Volkswagen : des salariés d’une plateforme téléphonique vendus à la découpe

Sous-traitance par Nadia Djabali

Un sous-traitant de Volkswagen (B2s) cède ses salariés à trois prestataires. © Romain BEURRIER/REA

Les 140 salariés d’un sous-traitant de Volkswagen ont été repris par trois prestataires. Ils continueront de faire le même travail, au même endroit : dans les locaux de Villers-Cotterêts du constructeur allemand.

Les plus anciens ont d’abord signé chez Volkswagen-France, puis sont passés chez Gedas alors filiale du constructeur, puis chez T-Systems, puis chez B2s. Et tout ça en faisant du sur place puisque les cent quarante salariés ont toujours travaillé à Villers-Cotterêts dans les locaux historiques de Volkswagen-France.

Leur job : répondre quand un particulier ou un professionnel client du constructeur automobile téléphone pour récupérer des pièces de voiture ou pour une homologation de véhicules de la marque venant de l’étranger. On appelle cela de la sous-traitance sur site. Employés depuis 5 ans chez B2s, la valse des employeurs a connu ces derniers temps un regain de vitalité : depuis le 3 avril 2017, tous les salariés ont été dispatchés vers trois entreprises différentes, Webhelp, Euro CRM et Dekra.

Un appel d’offre tous les cinq ans

Ces trois prestataires ont remporté l’appel d’offre lancé par le constructeur allemand dont la politique est de renouveler ses fournisseurs tous les cinq ans. Pourquoi trois entités ? Pour faire baisser les coûts, répond d’emblée Thomas Vial-Guillon, délégué syndical central chez B2s. Un téléconseiller coûte deux fois moins cher chez un prestataire.

Du coup certains salariés ont connu plusieurs conventions collectives. À l’origine ils dépendaient de celle de la métallurgie, puis ils sont passés à celle de Syntec pour arriver à celle des prestataires de service. Et certains pourraient bien repasser chez Syntec.

Le CE informé le 17 mars

Un va-et-vient qui provoque le tournis et surtout des inquiétudes sur les salaires et le peu d’avantages sociaux acquis au cours des années. Aujourd’hui, les salariés voudraient bien arrêter ce plan quinquennal de changement d’employeur qui les force à se réadapter sans cesse aux nouvelles équipes encadrantes.
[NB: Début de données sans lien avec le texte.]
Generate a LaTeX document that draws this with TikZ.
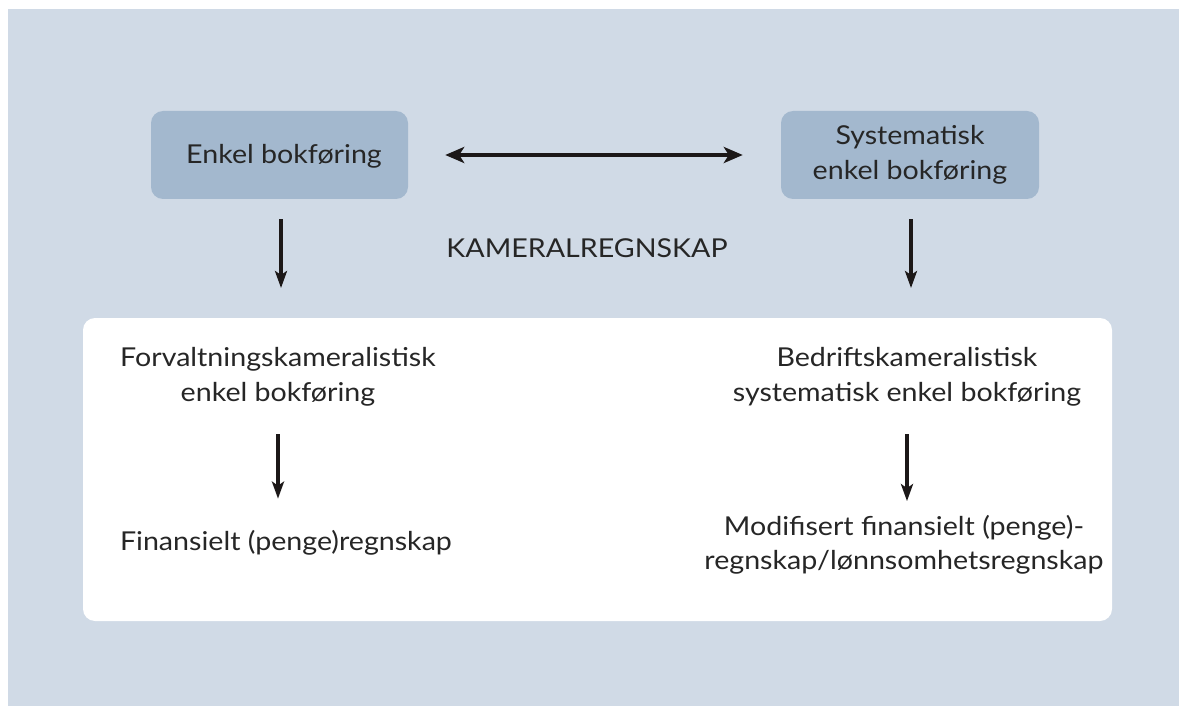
\documentclass[tikz,border=0pt]{standalone}
\usepackage{fontspec}
\setmainfont{Lato}[FakeStretch=1.1]
\usetikzlibrary{arrows.meta}
\definecolor{bg}{RGB}{208,218,230}
\definecolor{boxc}{RGB}{163,184,206}
\definecolor{txt}{RGB}{38,38,38}
\definecolor{arrc}{RGB}{28,24,24}
\begin{document}
\begin{tikzpicture}[x=1pt,y=-1pt,
  lbl/.style={font=\fontsize{26}{34.5}\selectfont, text=txt, align=center, inner sep=0pt},
  bluebox/.style={fill=boxc, rounded corners=12pt, minimum width=257pt, minimum height=88pt, inner sep=0pt},
  arr/.style={draw=arrc, line width=4.5pt, -{Stealth[length=17pt,width=12pt,inset=4pt]}},
  darr/.style={draw=arrc, line width=4.5pt, {Stealth[length=19pt,width=16pt,inset=5pt]}-{Stealth[length=19pt,width=16pt,inset=5pt]}}]
\useasboundingbox (0,0) rectangle (1179,706);
\fill[white] (0,0) rectangle (1179,706);
\fill[bg] (8,9) rectangle (1179,706);
\node[fill=white, rounded corners=12pt, minimum width=1029pt, minimum height=303pt, inner sep=0pt] (panel) at (597.5,469.5) {};
% top boxes
\node[bluebox] (b1) at (279.5,155) {};
\node[lbl, anchor=base] (t1) at (284,164) {Enkel bokføring};
\node[bluebox, minimum width=258pt] (b2) at (910,155) {};
\node[lbl] (t2) at (910,155) {Systematisk\\enkel bokføring};
\node[lbl, anchor=base] (kam) at (587,257) {KAMERALREGNSKAP};
% lower texts
\node[lbl] (f1) at (278,377) {Forvaltningskameralistisk\\enkel bokføring};
\node[lbl, anchor=base] (fin) at (286,550) {Finansielt (penge)regnskap};
\node[lbl] (bd) at (907,377) {Bedriftskameralistisk\\systematisk enkel bokføring};
\node[lbl] (mod) at (904,545) {Modifisert finansielt (penge)-\\regnskap/lønnsomhetsregnskap};
% end points
\coordinate (e1) at (281,288);
\coordinate (e2) at (911,288);
% connectors
\draw[darr, shorten <=37pt, shorten >=38pt] (b1.east) -- (b2.west);
\draw[arr, shorten <=20pt] (b1.south -| e1) -- (e1);
\draw[arr, shorten <=20pt] (b2.south -| e2) -- (e2);
\draw[arr] ([yshift=-28pt]f1.south) -- ([yshift=31pt]f1.south |- fin.north);
\draw[arr] ([yshift=-28pt]bd.south) -- ([yshift=14pt]bd.south |- mod.north);
\end{tikzpicture}
\end{document}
D’autant que le transfert vers les trois prestataires ne s’est pas effectué sans accrocs. le CE a été officiellement informé du changement d’employeur que le 17 mars dernier ; et ni cette instance ni le comité d’hygiène, de sécurité et des conditions de travail n’ont eu le temps de finir leurs consultations.

Nous ne sommes ni des pigeons ni des jambons, ont scandé les salariés au cours de deux débrayages qui ont émaillés la fin du mois de mars.

Des représentants du personnel mis sur la touche

Quant aux salariés protégés (délégués syndicaux et représentants du personnel), ils attendent une décision de l’inspection du travail avant d’être transférés dans une des trois boîtes. Pour le moment ils émargent toujours chez B2s mais ont été mis à disposition. Traduction : ils restent chez eux. L’inspection du travail n’a pas donné de délai et obtenir un avis rapidement risque d’être compliqué, s’inquiète Thomas Vial-Guillon. Or, il faut absolument organiser très rapidement des élections sur les sites pour que les droits des salariés ne soient pas bafoués.

Des salariés en pleurs

Lorsque Webhelp est arrivé à Villers-Cotterêts, bureaux, systèmes informatiques et téléphoniques ont été remplacés durant le week-end. Le lundi on a retrouvé des salariés en pleurs, se souvient le délégué syndical. Ce qu’il n’accepte pas : la façon dont l’affaire a été gérée par Volkswagen, B2s et les trois repreneurs. Nous avons été vendus à la découpe, s’indigne-t-il. Et face à la rapidité avec laquelle s’est déroulé le transfert des contrats, certains salariés n’excluent pas de porter l’affaire devant la justice.